In short, I am sensitive to space, can imagine how nice it would be to have a nice space, but don't feel that I must have a certain kind of space to work. All it needs to be is space. Everything after that is luxury, nice life but not necessarily work life. I don't envy it.
But with Morandi's paintings I do feel something like envy, a longing to have what he had, not the space but the sense of space. The interesting truth is he didn't have much space. Often the people toward whom I feel the strongest feeling like envy are the ones who make the best use of the worst space. Then I think they are so deep in what they do that the activity shapes the space to suit its needs. And there's a kind of integrity and purposefulness in that that I do envy, or wish I could emulate.

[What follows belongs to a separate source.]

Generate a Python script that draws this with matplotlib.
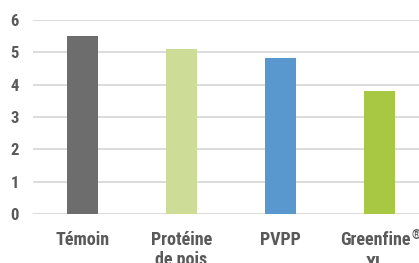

Morandi lived in the same apartment in Bologna for his entire life, with his three unmarried sisters and (while she was alive) his mother; his sisters all outlived him. His studio was a small room that he had to pass through his sisters' bedroom to get to. It was crowded with the bottles and bowls and objects that he used in his still lifes, and over everything there was a decades-long accumulation of dust. And yet his paintings have all this richly empty space in them.
There's a pursuit in his paintings. He's after things that you can only access by turning inward and probably spending a lot of time alone--if not physically alone at least with a certain amount of mental solitude and quiet. And it just amazes me that he can do this with just a few bottles and bowls and tea canisters. He used the same almost featureless objects over and over, but somehow each new arrangement of them matters, its uniqueness matters. It's like you look at the space between a bottle and a bowl in one of his watercolors and you're looking at infinite possibility as the fruit of attention and concentration. This concentration--on a few objects like what you'd pick up at a yard sale and the space around them (a very small space in reality in that small studio)--feels to me like a heightened state of being; it suggests all this rich potential in the mere act of seeing. For the sake of it, Morandi demanded little more out of life than the tiny studio, order and the time he needed, and not to be bothered.
Together with other concupiscences, shake off that which commeth from the approbation of others. And touching your knowledge and sufficiencie, take you no care of them, they will lose no whit of their effect; if your selfe be anything the better for them. Remember but him, who being demanded to what purpose he toyled so much about an art, which could by no meanes come to the knowledge of many: 'Few are enow for me; one will suffice, yea, lesse than one will content me,' answered he. He said true: you and another are a sufficient theatre one for another; or you to your selfe alone.